Mechanism of simultaneous removal of aluminum and fluoride from aqueous solution by La/Mg/Si-activated carbon

La/Mg/Si-activated carbon derived from palm shell has been a suitable material for removal of aluminum and fluoride from aqueous solution. In the study, the mechanism of simultaneous removal of aluminum and fluoride by La/Mg/Si-activated carbon (La/Mg/Si-AC) was investigated to understand its high efficiency. It was found that the removal of aluminum and fluoride by La/Mg/Si-AC was favored at lower pH compared to the point of zero charge of La/Mg/Si-AC and high temperature. Adsorption capacity of Al(OH)₄^- was about 10 times higher than that of F^- due to the strong binding affinity of Al(OH)₄^- on protonated surface and competition between F^- and OH^- toward charged adsorption site. Kinetics results showed that the aluminum and fluoride adsorption were explained using the pseudo-second-order kinetic model and intra-particle diffusion model.

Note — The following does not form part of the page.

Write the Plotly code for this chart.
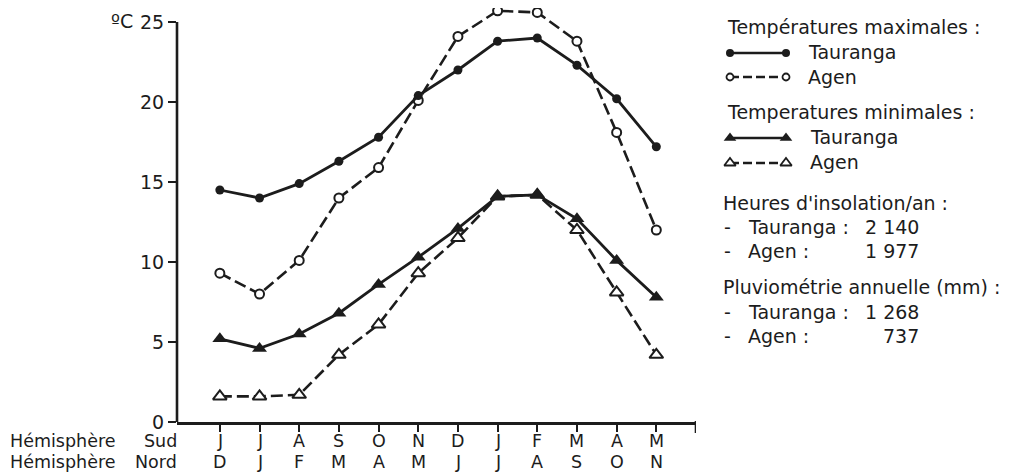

Adsorption process of Al(OH)₄^- and F^- was driven by the potential rate-limiting step involved in mass transport process occurred on the boundary diffusion layer of porous adsorbent surface. Electrostatic interaction between protonated surface of La/Mg/Si-AC and negatively charged ions (i.e., Al(OH)₄^- and F^-) as well as ion-exchange between hydroxide and ionic metal species were important mechanisms in the process of aluminum and fluoride adsorption. Driving forces for adsorption of individual Al(OH)₄^- and F^- were not entirely different. Identifying the dominant mechanism will be helpful in understanding the adsorption process and developing new adsorbent. Mechanism of simultaneous removal of aluminum and fluoride by lanthanum/magnesium/silica -activated carbon are predicted.